Defense Secretary Ashton Carter insisted in a press conference on Friday that the anti-ISIS raid in which Master Sgt. Joshua Wheeler was killed does not mean American troops have a “combat role” in Iraq.
“This is combat; things are complicated,” Carter said at a press conference on Friday, as quoted by the Marine Corps Times, which proceeded to chronicle Carter’s convoluted effort to insist American forces have no combat role in Iraq, not even when they are exchanging fire with ISIS militants:
“Combat” is a term that Carter and many military officials have studiously avoided using over the past few months in an effort to comport with President Obama’s vow to keep U.S. troops out of combat in Iraq.
But Wheeler’s death this week from a gunshot wound in a firefight against hostile enemy forces is fueling new questions about whether U.S. military operations in Iraq have quietly expanded into a combat mission.
Carter on Friday took pains to explain how Wheeler’s death does not mean that the entire force of 3,500 U.S. troops in Iraq is involved in a combat mission.
“It doesn’t represent us assuming a combat role,” Carter said at the press briefing at the Pentagon. “It represents a continuation of our advise-and-assist mission.”
“We do not have combat formations there, the way we did once upon a time in Iraq,” he said.
Carter went on to stress that American troops participating in the raid on an ISIS prison last week were supposed to be serving an “advise-and-assist” role, but made the call to engage in combat when the operation ran into trouble.
“This American did what I’m very proud that Americans do in that situation; he ran to the sound of the guns and he stood up,” Carter said of Master Sgt. Wheeler. “All indications are it was his actions and that of one of his teammates that protected those who were involved in breaching the compound and made the mission successful.”

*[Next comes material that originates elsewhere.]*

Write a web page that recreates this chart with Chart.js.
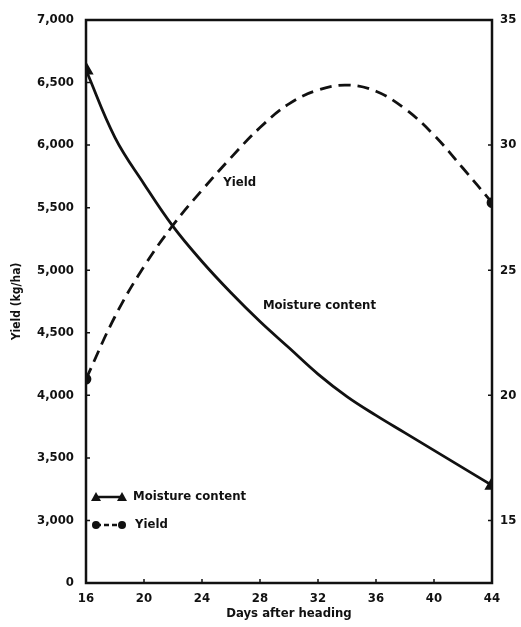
<!DOCTYPE html>
<html>
<head>
<meta charset="utf-8">
<script src="https://cdn.jsdelivr.net/npm/chart.js@4.4.1/dist/chart.umd.min.js"></script>
<style>
  html, body { margin: 0; padding: 0; background: #fff; }
  #wrap { width: 521px; height: 627px; }
</style>
</head>
<body>
<div id="wrap"><canvas id="chart" width="521" height="627"></canvas></div>
<script>
const days = [16, 18, 20, 22, 24, 26, 28, 30, 32, 34, 36, 38, 40, 42, 44];
const yieldKg = [4130, 4630, 5030, 5360, 5640, 5900, 6140, 6330, 6440, 6480, 6430, 6290, 6080, 5815, 5540];
const moisture = [33.0, 30.3, 28.45, 26.75, 25.35, 24.1, 22.95, 21.9, 20.85, 19.95, 19.2, 18.5, 17.8, 17.1, 16.4];
const dayTicks = [16, 20, 24, 28, 32, 36, 40, 44];
const yieldTicks = [2500, 3000, 3500, 4000, 4500, 5000, 5500, 6000, 6500, 7000];
const moistureTicks = [15, 20, 25, 30, 35];

const FONT = "'Liberation Sans Narrow', 'DejaVu Sans Condensed', 'Liberation Sans', sans-serif";
const ink = '#111';

function endsOnly(r) {
  return ctx => (ctx.dataIndex === 0 || ctx.dataIndex === days.length - 1) ? r : 0;
}

// frame, inward tick marks, in-plot labels and legend
const decor = {
  id: 'decor',
  afterDraw(chart) {
    const c = chart.ctx;
    const a = chart.chartArea;
    const sx = chart.scales.x, sy = chart.scales.y, sy1 = chart.scales.y1;
    c.save();
    c.strokeStyle = ink;
    c.lineWidth = 2.5;
    c.strokeRect(a.left, a.top, a.right - a.left, a.bottom - a.top);

    c.lineWidth = 1.5;
    c.beginPath();
    dayTicks.forEach(v => { const p = sx.getPixelForValue(v); c.moveTo(p, a.bottom); c.lineTo(p, a.bottom - 4); });
    yieldTicks.forEach(v => { const p = sy.getPixelForValue(v); c.moveTo(a.left, p); c.lineTo(a.left + 4, p); });
    moistureTicks.forEach(v => { const p = sy1.getPixelForValue(v); c.moveTo(a.right, p); c.lineTo(a.right - 4, p); });
    c.stroke();

    c.fillStyle = ink;
    c.font = 'bold 13px ' + FONT;
    c.textBaseline = 'middle';
    c.textAlign = 'center';
    c.fillText('Yield', sx.getPixelForValue(26.6), sy.getPixelForValue(5700));
    c.fillText('Moisture content', sx.getPixelForValue(32.1), sy1.getPixelForValue(23.6));

    // legend
    const lx = a.left + 10, lx2 = a.left + 36;
    const y1 = a.bottom - 86, y2 = a.bottom - 58;
    c.lineWidth = 2.5;
    c.beginPath(); c.moveTo(lx, y1); c.lineTo(lx2, y1); c.stroke();
    [lx, lx2].forEach(px => {
      c.beginPath();
      c.moveTo(px, y1 - 5); c.lineTo(px + 5, y1 + 4); c.lineTo(px - 5, y1 + 4);
      c.closePath(); c.fill();
    });
    c.setLineDash([5, 3]);
    c.beginPath(); c.moveTo(lx, y2); c.lineTo(lx2, y2); c.stroke();
    c.setLineDash([]);
    [lx, lx2].forEach(px => {
      c.beginPath(); c.arc(px, y2, 4, 0, Math.PI * 2); c.fill();
    });
    c.textAlign = 'left';
    c.fillText('Moisture content', lx2 + 11, y1);
    c.fillText('Yield', lx2 + 13, y2);
    c.restore();
  }
};

new Chart(document.getElementById('chart'), {
  type: 'line',
  data: {
    datasets: [
      {
        label: 'Moisture content',
        data: days.map((d, i) => ({ x: d, y: moisture[i] })),
        yAxisID: 'y1',
        borderColor: ink,
        backgroundColor: ink,
        borderWidth: 2.8,
        tension: 0.4,
        pointStyle: 'triangle',
        pointRadius: endsOnly(6),
        fill: false
      },
      {
        label: 'Yield',
        data: days.map((d, i) => ({ x: d, y: yieldKg[i] })),
        yAxisID: 'y',
        borderColor: ink,
        backgroundColor: ink,
        borderWidth: 2.8,
        borderDash: [12, 7],
        tension: 0.4,
        pointStyle: 'circle',
        pointRadius: endsOnly(4),
        fill: false
      }
    ]
  },
  options: {
    responsive: false,
    animation: false,
    layout: { padding: { top: 20, left: 0, right: 0, bottom: 0 } },
    plugins: { legend: { display: false }, tooltip: { enabled: false } },
    scales: {
      x: {
        type: 'linear',
        min: 16, max: 44,
        afterBuildTicks: s => { s.ticks = dayTicks.map(v => ({ value: v })); },
        afterFit: s => { s.height = 44; },
        grid: { display: false, drawTicks: false },
        border: { display: false },
        ticks: { color: ink, padding: 8, font: { family: FONT, size: 13, weight: 'bold' } },
        title: {
          display: true, text: 'Days after heading', color: ink,
          padding: { top: 0, bottom: 6 },
          font: { family: FONT, size: 13, weight: 'bold' }
        }
      },
      y: {
        position: 'left',
        min: 2500, max: 7000,
        afterBuildTicks: s => { s.ticks = yieldTicks.map(v => ({ value: v })); },
        afterFit: s => { s.width = 86; },
        grid: { display: false, drawTicks: false },
        border: { display: false },
        ticks: {
          color: ink, padding: 12,
          font: { family: FONT, size: 13, weight: 'bold' },
          callback: v => v === 2500 ? '0' : v.toLocaleString('en-US')
        },
        title: {
          display: true, text: 'Yield (kg/ha)', color: ink,
          padding: { top: 10, bottom: 0 },
          font: { family: FONT, size: 12, weight: 'bold' }
        }
      },
      y1: {
        position: 'right',
        min: 12.5, max: 35,
        afterBuildTicks: s => { s.ticks = moistureTicks.map(v => ({ value: v })); },
        afterFit: s => { s.width = 29; },
        grid: { display: false, drawTicks: false },
        border: { display: false },
        ticks: { color: ink, padding: 8, font: { family: FONT, size: 13, weight: 'bold' } }
      }
    }
  },
  plugins: [decor]
});
</script>
</body>
</html>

“Again, it wasn’t part of the plan, but it was something that he did, and I’m immensely proud that he did that,” Carter repeated for emphasis.
Nevertheless, Carter’s take on the operation will not sit well with those who believe military operations should not be made secondary to political considerations.
Writing at Commentary, Noah Rothman quotes several other officials repeating the “no combat role in Iraq” talking point, and finds its political dimension painfully transparent:
If there were “boots on the ground” in Iraq engaged in combat against Islamist militias, it would constitute the collapse of one of this White House’s preferred political narratives. For the sake of trite politics, the supreme sacrifice of a decorated American serviceman who fell in a firefight on foreign soil had to be briefly diminished.
Rothman puts this in context with President Obama’s stunning veto of the defense bill last week, a veto that came on the same day Wheeler was killed in Iraq. “Such is this White House’s commitment to the deceptive narrative that his presidency oversaw the end of America’s post-9/11 wars,” Rothman judges. “That’s more than merely tragic; it’s a disgrace.”
Some will find uncomfortable echoes of the administration’s infamous insistence upon classifying the Ft. Hood shooting as an incident of “workplace violence” rather than a terrorist attack, despite the mountain of readily available evidence that the traitor Nidal Hassan considered himself a terrorist operative acting on behalf of international terrorist operations. This White House has very little room to avoid accusations of politicizing the military.
The handling of Wheeler’s death is not just a matter of politics. It will cause many Americans to worry that the administration will fail to give the fallen special operator his due by refusing to fully embrace the reality of the mission he was on.
Also, it leads one to wonder if the administration has given sufficient thought to what the “assist” part of “advise-and-assist” missions really means. If the tempo of operations against ISIS picks up in Iraq, more such instances are likely, where U.S. advisers rush to the sound of the guns and defend our allies. This particular instance involved support for the most combat-capable of those allies, the Kurds. It is likely that advisers will transition to “assistance” roles as the far less battle-hardened Iraqi military engages ISIS more heavily. The political need to keep President Obama’s “no boots on the ground” talking point alive should not blind military leaders to the necessity of making plans for the reality of a growing American combat role in Iraq.
We should ask what message the enemy takes from watching the administration back away from a highly successful raid that involved a single U.S. casualty. The notion that American operations have an extremely low threshold for pain–possibly lower than any nation in history–will lead ISIS to assume nothing they do can possibly trigger a serious American military response. Rarely has an aggressive power been assured, so bluntly and repeatedly, that its most powerful enemy will not take the field against it.